▶ [Work required]:
Only the lines from the top of the listing below to the line that has "const voltLabels = [-1, 0, 1];" should be echoed, with both ends kept and pictures left out.

## BEGIN

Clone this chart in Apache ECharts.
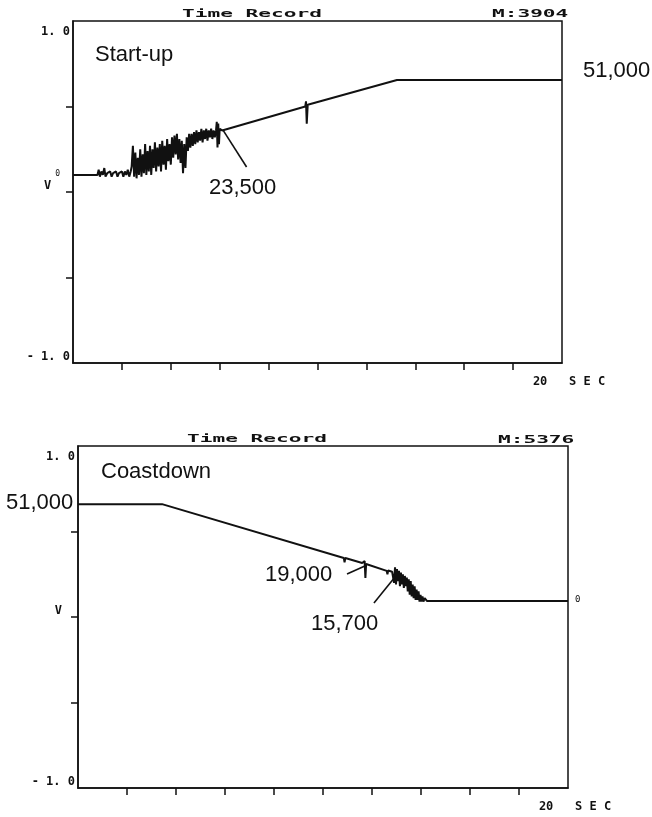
<!DOCTYPE html>
<html>
<head>
<meta charset="utf-8">
<script src="https://cdn.jsdelivr.net/npm/echarts@6/dist/echarts.min.js"></script>
<style>
  html, body { margin: 0; background: #fff; }
  #chart { width: 652px; height: 817px; }
</style>
</head>
<body>
<div id="chart"></div>
<script>
// axis ticks (seconds / volts)
const timeTicks = [2, 4, 6, 8, 10, 12, 14, 16, 18];
const timeLabels = [20];
const voltTicks = [-0.5, 0, 0.5];
const voltLabels = [-1, 0, 1];

// start-up time record: [sec, V]
const startupTrace = [
  [0, 0.10], [1.00, 0.10], [1.05, 0.13], [1.10, 0.09], [1.16, 0.12], [1.22, 0.10], [1.28, 0.14],
  [1.33, 0.09], [1.40, 0.11], [1.46, 0.10], [1.52, 0.12], [1.58, 0.09], [1.64, 0.11], [1.70, 0.10],
  [1.76, 0.12], [1.82, 0.09], [1.88, 0.11], [1.94, 0.10], [2.00, 0.12], [2.06, 0.09], [2.12, 0.12],
  [2.18, 0.10], [2.24, 0.13], [2.30, 0.09], [2.36, 0.12],
  [2.40, 0.15], [2.45, 0.27], [2.50, 0.09], [2.55, 0.23], [2.60, 0.08], [2.65, 0.20], [2.70, 0.10],
  [2.75, 0.25], [2.80, 0.09], [2.85, 0.22], [2.90, 0.11], [2.95, 0.28], [3.00, 0.10], [3.05, 0.24],
  [3.10, 0.12], [3.15, 0.27], [3.20, 0.10], [3.25, 0.25], [3.30, 0.14], [3.35, 0.29], [3.40, 0.12],
  [3.45, 0.26], [3.50, 0.15], [3.55, 0.28], [3.60, 0.12], [3.65, 0.30], [3.70, 0.16], [3.75, 0.27],
  [3.80, 0.13], [3.85, 0.31], [3.90, 0.18], [3.95, 0.28], [4.00, 0.16], [4.05, 0.32],
  [4.10, 0.20], [4.15, 0.33], [4.20, 0.22], [4.25, 0.34], [4.30, 0.19], [4.35, 0.31], [4.40, 0.17],
  [4.45, 0.30], [4.50, 0.11], [4.55, 0.28], [4.60, 0.14], [4.65, 0.32], [4.70, 0.24], [4.75, 0.34],
  [4.80, 0.26], [4.85, 0.34], [4.90, 0.27], [4.95, 0.35], [5.00, 0.28], [5.05, 0.36], [5.10, 0.29],
  [5.15, 0.35], [5.20, 0.30], [5.25, 0.37], [5.30, 0.29], [5.35, 0.36], [5.40, 0.31], [5.45, 0.37],
  [5.50, 0.30], [5.55, 0.36], [5.60, 0.32], [5.65, 0.37], [5.70, 0.31], [5.75, 0.36], [5.80, 0.32],
  [5.85, 0.36], [5.88, 0.41], [5.91, 0.26], [5.94, 0.40], [5.97, 0.28], [6.00, 0.37], [6.10, 0.36],
  [9.50, 0.50], [9.53, 0.53], [9.56, 0.40], [9.60, 0.51], [13.25, 0.655], [20, 0.655]
];

// coastdown time record: [sec, V]
const coastdownTrace = [
  [0, 0.66], [3.43, 0.66], [10.85, 0.345], [10.88, 0.32], [10.91, 0.345], [11.60, 0.316],
  [11.70, 0.327], [11.73, 0.228], [11.76, 0.31], [11.84, 0.316], [12.60, 0.27], [12.63, 0.25],
  [12.66, 0.272], [12.82, 0.265],
  [12.86, 0.27], [12.90, 0.20], [12.94, 0.29], [12.98, 0.19], [13.02, 0.28], [13.06, 0.21],
  [13.10, 0.27], [13.14, 0.18], [13.18, 0.26], [13.22, 0.19], [13.26, 0.25], [13.30, 0.17],
  [13.34, 0.24], [13.38, 0.18], [13.42, 0.23], [13.46, 0.15], [13.50, 0.22], [13.54, 0.13],
  [13.58, 0.21], [13.62, 0.12], [13.66, 0.19], [13.70, 0.11], [13.74, 0.18], [13.78, 0.10],
  [13.82, 0.16], [13.86, 0.10], [13.90, 0.15], [13.94, 0.09], [13.98, 0.13], [14.02, 0.09],
  [14.06, 0.12], [14.10, 0.09], [14.15, 0.11], [14.24, 0.094], [20, 0.094]
];

// leader lines for the speed callouts: [sec, V] pairs
const startupLeader = [[6.13, 0.363], [7.10, 0.146]];
const leader19000 = [[10.98, 0.251], [11.71, 0.298]];
const leader15700 = [[12.08, 0.082], [12.94, 0.234]];

const INK = "#111";
const PLOT_FONT = "DejaVu Sans Mono";
const HAND_FONT = "Liberation Sans, Arial, sans-serif";

function xAxisFor(gi) {
  return {
    type: "value", gridIndex: gi, min: 0, max: 20, interval: 2,
    axisLine: { show: true, onZero: false, lineStyle: { color: INK, width: 1.5 } },
    axisTick: { show: true, customValues: timeTicks, length: 7, lineStyle: { color: INK, width: 1.5 } },
    axisLabel: {
      show: true, customValues: timeLabels, margin: 13,
      fontFamily: PLOT_FONT, fontSize: 12, fontWeight: "bold", color: INK,
      formatter: () => "{a|20   S E C}",
      rich: { a: { fontFamily: PLOT_FONT, fontSize: 12, fontWeight: "bold", color: INK, padding: [0, 0, 0, 14] } }
    },
    splitLine: { show: false }
  };
}

function yAxisFor(gi, zeroLabel) {
  return {
    type: "value", gridIndex: gi, min: -1, max: 1, interval: 0.5,
    axisLine: { show: true, onZero: false, lineStyle: { color: INK, width: 1.5 } },
    axisTick: { show: true, customValues: voltTicks, length: 7, lineStyle: { color: INK, width: 1.5 } },
    axisLabel: {
      show: true, customValues: voltLabels, margin: 3,
      formatter: (v) => v === 1 ? "{hi|1. 0}" : v === -1 ? "{lo|- 1. 0}" : zeroLabel,
      rich: {
        hi: { fontFamily: PLOT_FONT, fontSize: 12, fontWeight: "bold", color: INK, padding: [22, 0, 0, 0] },
        lo: { fontFamily: PLOT_FONT, fontSize: 12, fontWeight: "bold", color: INK, padding: [0, 0, 12, 0] },
        v: { fontFamily: PLOT_FONT, fontSize: 12, fontWeight: "bold", color: INK, padding: [0, 4, 12, 0] },
        w: { fontFamily: PLOT_FONT, fontSize: 12, fontWeight: "bold", color: INK, padding: [0, 13, 12, 0] },
        s: { fontFamily: PLOT_FONT, fontSize: 8, color: INK, padding: [0, 10, 36, 0] }
      }
    },
    splitLine: { show: false }
  };
}

function leaderMark(pairs) {
  return {
    silent: true, symbol: ["none", "none"], animation: false,
    label: { show: false },
    lineStyle: { color: INK, width: 1.6, type: "solid" },
    emphasis: { disabled: true },
    data: pairs.map((p) => [{ coord: p[0] }, { coord: p[1] }])
  };
}

function plotterText(text, x, y) {
  return { type: "text", x, y, scaleX: 1.92, silent: true,
    style: { text, fontFamily: PLOT_FONT, fontSize: 11, fontWeight: "bold", fill: INK, verticalAlign: "middle" } };
}
function handText(text, x, y) {
  return { type: "text", x, y, silent: true,
    style: { text, fontFamily: HAND_FONT, fontSize: 22, fill: INK, verticalAlign: "middle" } };
}

const chart = echarts.init(document.getElementById("chart"), null, { renderer: "canvas" });
chart.setOption({
  animation: false,
  backgroundColor: "#fff",
  grid: [
    { left: 73, top: 21, width: 489, height: 342, show: true, borderColor: INK, borderWidth: 1.5, backgroundColor: "transparent" },
    { left: 78, top: 446, width: 490, height: 342, show: true, borderColor: INK, borderWidth: 1.5, backgroundColor: "transparent" }
  ],
  xAxis: [xAxisFor(0), xAxisFor(1)],
  yAxis: [yAxisFor(0, "{v|V}{s|0}"), yAxisFor(1, "{w|V}")],
  series: [
    {
      name: "Start-up", type: "line", xAxisIndex: 0, yAxisIndex: 0,
      data: startupTrace, symbol: "none", showSymbol: false,
      lineStyle: { color: INK, width: 2 }, markLine: leaderMark([startupLeader])
    },
    {
      name: "Coastdown", type: "line", xAxisIndex: 1, yAxisIndex: 1,
      data: coastdownTrace, symbol: "none", showSymbol: false,
      lineStyle: { color: INK, width: 2 }, markLine: leaderMark([leader19000, leader15700])
    }
  ],
  graphic: [
    plotterText("Time Record", 182, 14),
    plotterText("M:3904", 492, 14),
    handText("Start-up", 95, 55),
    handText("51,000", 583, 71),
    handText("23,500", 209, 188),
    plotterText("Time Record", 187, 439),
    plotterText("M:5376", 498, 440),
    handText("Coastdown", 101, 472),
    handText("51,000", 6, 503),
    handText("19,000", 265, 575),
    handText("15,700", 311, 624),
    { type: "text", x: 575, y: 600, silent: true,
      style: { text: "0", fontFamily: PLOT_FONT, fontSize: 9, fill: INK, verticalAlign: "middle" } }
  ]
});
</script>
</body>
</html>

## END

▶ [Task result]:
Clone this chart in Apache ECharts.
<!DOCTYPE html>
<html>
<head>
<meta charset="utf-8">
<script src="https://cdn.jsdelivr.net/npm/echarts@6/dist/echarts.min.js"></script>
<style>
  html, body { margin: 0; background: #fff; }
  #chart { width: 652px; height: 817px; }
</style>
</head>
<body>
<div id="chart"></div>
<script>
// axis ticks (seconds / volts)
const timeTicks = [2, 4, 6, 8, 10, 12, 14, 16, 18];
const timeLabels = [20];
const voltTicks = [-0.5, 0, 0.5];
const voltLabels = [-1, 0, 1];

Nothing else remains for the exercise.